Comparison of Crevice Corrosion of Fe-Based Amorphous Metal and Crystalline Ni-Cr-Mo Alloy
X. Shan1, H. Ha1 and J.H. Payer1
(1) Materials Science and Engineering Department, Case Western Reserve University, Cleveland, OH 44106, USA
Abstract The crevice corrosion behaviors of an Fe-based bulk metallic glass alloy (SAM1651) and a Ni-Cr-Mo crystalline alloy (C-22) were studied in 4M NaCl solution at 100 °C with cyclic potentiodynamic polarization and constant-potential tests. The corrosion damage morphologies, corrosion products, and the compositions of corroded surfaces of these two alloys were studied with optical three-dimensional reconstruction, scanning electron microscopy (SEM), energy dispersive spectroscopy (EDS), and Auger electron spectroscopy (AES). It was found that the Fe-based bulk metallic glass (amorphous alloy) SAM1651 had a more positive breakdown potential and repassivation potential than crystalline alloy C-22 in cyclic potentiodynamic polarization tests and required a more positive oxidizing potential to initiate crevice corrosion in constant-potential tests. Once crevice corrosion initiated, the corrosion propagation of C-22 was more localized near the crevice border compared to SAM1651, and SAM1651 repassivated more readily than C-22. The EDS results indicated that the corrosion products of both alloys contained a high amount of O and were enriched in Mo and Cr.

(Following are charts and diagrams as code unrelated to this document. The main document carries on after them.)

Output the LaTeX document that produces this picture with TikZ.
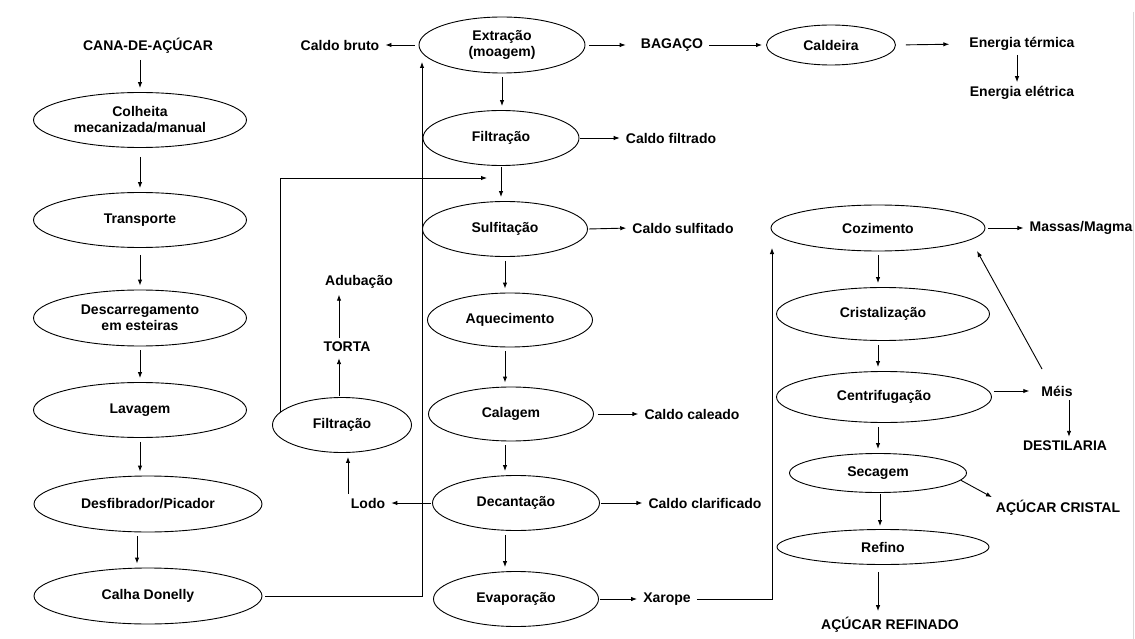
\documentclass[tikz,border=0pt]{standalone}
\usepackage{fontspec}
\setmainfont{Liberation Sans}
\usetikzlibrary{shapes.geometric,arrows.meta,positioning}
\begin{document}
\begin{tikzpicture}[x=1pt,y=-1pt,
  font=\fontsize{14}{16}\selectfont\bfseries,
  proc/.style={ellipse,draw,line width=0.9pt,inner sep=0pt,align=center},
  txt/.style={inner sep=2pt,align=center},
  arr/.style={-{Latex[length=6pt,width=4.5pt]},line width=0.9pt,shorten <=4pt,shorten >=4pt},
  seg/.style={line width=0.9pt}]
\useasboundingbox (0,0) rectangle (1135,639);
\draw[black!15,line width=1pt] (1133,12) -- (1133,639);
% left column
\node[txt] (cana) at (148,46) {CANA-DE-AÇÚCAR};
\node[proc,minimum width=213pt,minimum height=55pt] (colh) at (140,120) {Colheita\\mecanizada/manual};
\node[proc,minimum width=213pt,minimum height=55pt] (transp) at (140,220) {Transporte};
\node[proc,minimum width=213pt,minimum height=56pt] (descar) at (140,318) {Descarregamento\\em esteiras};
\node[proc,minimum width=213pt,minimum height=55pt] (lav) at (140,410) {Lavagem};
\node[proc,minimum width=228pt,minimum height=56pt] (desf) at (148,504) {Desfibrador/Picador};
\node[proc,minimum width=228pt,minimum height=56pt] (calha) at (148,596) {Calha Donelly};
\draw[arr] (cana.south -| colh.north) -- (colh.north);
\draw[arr,shorten <=9pt] (colh.south) -- (transp.north);
\draw[arr,shorten <=7pt] (transp.south) -- (descar.north);
\draw[arr] (descar.south) -- (lav.north);
\draw[arr] (lav.south) -- (desf.north -| lav.south);
\draw[arr] ([xshift=-3pt]desf.south -| lav.south) -- ([xshift=-3pt]calha.north -| lav.south);
% middle column
\node[proc,minimum width=166pt,minimum height=56pt] (extr) at (502,45) {Extração\\(moagem)};
\node[txt] (bruto) at (340,45) {Caldo bruto};
\node[txt] (bagaco) at (672,45) {BAGAÇO};
\node[proc,minimum width=129pt,minimum height=40pt] (cald) at (831,45) {Caldeira};
\node[txt] (eterm) at (1022,44) {Energia térmica};
\node[txt] (eelet) at (1022,93) {Energia elétrica};
\node[proc,minimum width=156pt,minimum height=55pt] (filt) at (501,138) {Filtração};
\node[txt] (cfilt) at (671,138) {Caldo filtrado};
\node[proc,minimum width=165pt,minimum height=55pt] (sulf) at (505,229) {Sulfitação};
\node[txt] (csulf) at (683,228) {Caldo sulfitado};
\node[proc,minimum width=165pt,minimum height=54pt] (aquec) at (510,320) {Aquecimento};
\node[proc,minimum width=165pt,minimum height=54pt] (calag) at (511,414) {Calagem};
\node[txt] (ccal) at (692,414) {Caldo caleado};
\node[proc,minimum width=167pt,minimum height=55pt] (decan) at (516,503) {Decantação};
\node[txt] (cclar) at (705,503) {Caldo clarificado};
\node[proc,minimum width=165pt,minimum height=55pt] (evap) at (516,599) {Evaporação};
\node[txt] (xarope) at (667,599) {Xarope};
\node[txt] (lodo) at (368,503) {Lodo};
\node[proc,minimum width=139pt,minimum height=55pt] (filt2) at (342,425) {Filtração};
\node[txt] (torta) at (347,347) {TORTA};
\node[txt] (adub) at (359,282) {Adubação};
\draw[arr] (extr.west) -- (bruto.east);
\draw[arr,shorten >=13pt] (extr.east) -- (bagaco.west);
\draw[arr] (bagaco.east) -- (cald.west);
\draw[arr,shorten <=10pt,shorten >=18pt] (cald.east) -- (eterm.west);
\draw[arr,shorten <=2pt,shorten >=2pt] ([xshift=-5pt]eterm.south) -- ([xshift=-5pt]eelet.north);
\draw[arr] (extr.south) -- (extr.south |- filt.north);
\draw[arr,shorten <=1pt] (filt.east) -- (cfilt.west);
\draw[arr,shorten <=1pt] (filt.south) -- (filt.south |- sulf.north);
\draw[arr,shorten <=1pt] (sulf.east) -- (csulf.west);
\draw[arr] (sulf.south) -- (sulf.south |- aquec.north);
\draw[arr] (aquec.south -| sulf.south) -- (calag.north -| sulf.south);
\draw[arr] (calag.east) -- (ccal.west);
\draw[arr] (calag.south -| sulf.south) -- (decan.north -| sulf.south);
\draw[arr,shorten <=1pt] (decan.east) -- (cclar.west);
\draw[arr] (decan.south -| sulf.south) -- (evap.north -| sulf.south);
\draw[arr,shorten <=1pt] (evap.east) -- (xarope.west);
\draw[arr,shorten <=1pt] (decan.west) -- (lodo.east);
\draw[arr,shorten <=2pt] ([xshift=-20pt]lodo.north) -- ([xshift=-20pt]lodo.north |- filt2.south);
\draw[arr,shorten <=1pt] ([xshift=-3pt]filt2.north) -- ([xshift=-3pt]filt2.north |- torta.south);
\draw[arr,shorten <=2pt] ([xshift=-8pt]torta.north) -- ([xshift=-8pt]torta.north |- adub.south);
\coordinate (fret) at (487,178);
\draw[arr,shorten <=0pt,shorten >=0pt] (filt2.168) |- (fret);
\coordinate (eret) at (422,62);
\draw[arr,shorten <=3pt,shorten >=0pt] (calha.east) -| (eret);
% right column
\node[proc,minimum width=214pt,minimum height=46pt] (cozi) at (878,228) {Cozimento};
\node[txt] (massas) at (1081,228) {Massas/Magma};
\node[proc,minimum width=213pt,minimum height=53pt] (crist) at (883,314) {Cristalização};
\node[proc,minimum width=215pt,minimum height=51pt] (centr) at (884,397) {Centrifugação};
\node[txt] (meis) at (1057,391) {Méis};
\node[txt] (dest) at (1065,446) {DESTILARIA};
\node[proc,minimum width=177pt,minimum height=39pt] (secag) at (878,473) {Secagem};
\node[txt] (acrist) at (1058,508) {AÇÚCAR CRISTAL};
\node[proc,minimum width=212pt,minimum height=35pt] (refino) at (883,547) {Refino};
\node[txt] (aref) at (890,625) {AÇÚCAR REFINADO};
\coordinate (xup) at (772,248);
\draw[arr,shorten <=4pt,shorten >=0pt] (xarope.east) -| (xup);
\draw[arr,shorten <=3pt] (cozi.east) -- (massas.west);
\draw[arr] (cozi.south -| cozi.center) -- (crist.north -| cozi.center);
\draw[arr] (crist.south -| cozi.center) -- (centr.north -| cozi.center);
\draw[arr,shorten <=2pt,shorten >=10pt] (centr.east |- meis.west) -- (meis.west);
\coordinate (mtail) at ([xshift=-15pt,yshift=22pt]meis.center);
\coordinate (mhead) at (977,251);
\draw[arr,shorten <=0pt,shorten >=0pt] (mtail) -- (mhead);
\draw[arr,shorten <=2pt,shorten >=2pt] ([xshift=12pt]meis.south) -- ([xshift=12pt]meis.south |- dest.north);
\draw[arr] (centr.south -| cozi.center) -- (secag.north -| cozi.center);
\draw[arr,shorten <=0pt,shorten >=2pt] (secag.-5) -- (acrist.north west);
\draw[arr,shorten <=1pt,shorten >=3pt] ([xshift=2pt]secag.south) -- ([xshift=2pt]secag.south |- refino.north);
\draw[arr,shorten <=7pt] (refino.south -| cozi.center) -- (aref.north -| cozi.center);
\end{tikzpicture}
\end{document}
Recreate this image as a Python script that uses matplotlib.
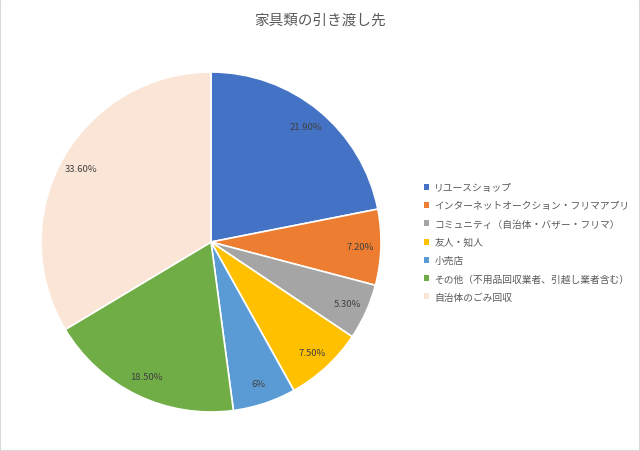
import matplotlib
matplotlib.use("Agg")
import matplotlib.pyplot as plt
from matplotlib.patches import Rectangle

plt.rcParams['font.family'] = ['Noto Sans CJK JP', 'DejaVu Sans']

title = "家具類の引き渡し先"
categories = ["リユースショップ", "インターネットオークション・フリマアプリ",
              "コミュニティ（自治体・バザー・フリマ）", "友人・知人", "小売店",
              "その他（不用品回収業者、引越し業者含む）", "自治体のごみ回収"]
values = [21.90, 7.20, 5.30, 7.50, 6, 18.50, 33.60]
value_labels = ["21.90%", "7.20%", "5.30%", "7.50%", "6%", "18.50%", "33.60%"]
colors = ["#4472C4", "#ED7D31", "#A5A5A5", "#FFC000", "#5B9BD5", "#70AD47", "#FBE5D6"]

fig = plt.figure(figsize=(6.4, 4.52), dpi=100)
fig.patches.append(Rectangle((0, 0), 1, 1, transform=fig.transFigure, fill=False,
                             edgecolor="#D9D9D9", linewidth=1.5))

ax = fig.add_axes([0.0641, 0.0863, 0.53125, 0.7522])
wedges, texts = ax.pie(values, colors=colors, startangle=90, counterclock=False,
                       labels=value_labels, labeldistance=0.88,
                       wedgeprops=dict(edgecolor="white", linewidth=1.2),
                       textprops=dict(fontsize=6.8, color="#404040"))
for t in texts:
    t.set_ha("center")
    t.set_va("center")
ax.set_aspect("equal")
ax.set_xlim(-1, 1)
ax.set_ylim(-1, 1)

fig.text(0.5, 0.955, title, ha="center", va="center", fontsize=10.5, color="#595959")

leg = fig.legend(wedges, categories, loc="upper left", bbox_to_anchor=(0.649, 0.614),
                 frameon=False, fontsize=7.0, labelcolor="#595959",
                 handlelength=0.55, handleheight=0.55, handletextpad=0.5,
                 labelspacing=0.85)
for h in leg.legend_handles:
    h.set_edgecolor("none")

fig.savefig("out.png", dpi=100)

The AES results indicated that a Cr-rich oxide passive film was formed on the surfaces of both alloys, and both alloys corroded congruently in the crevice corrosion damage areas.

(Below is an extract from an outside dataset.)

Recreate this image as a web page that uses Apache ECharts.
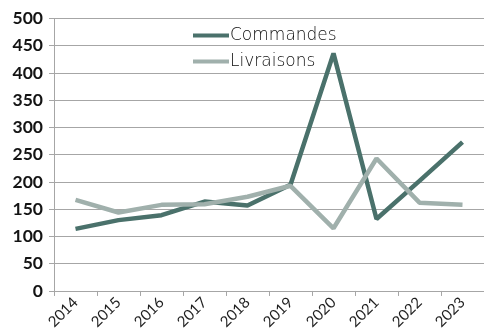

This article is based on a presentation given in the symposium entitled “Iron-Based Amorphous Metals: An Important Family of High-Performance Corrosion-Resistant Materials,” which occurred during the MSandT meeting, September 16–20, 2007, in Detroit, Michigan, under the auspices of The American Ceramics Society (ACerS), The Association for Iron and Steel Technology (AIST), ASM International, and TMS.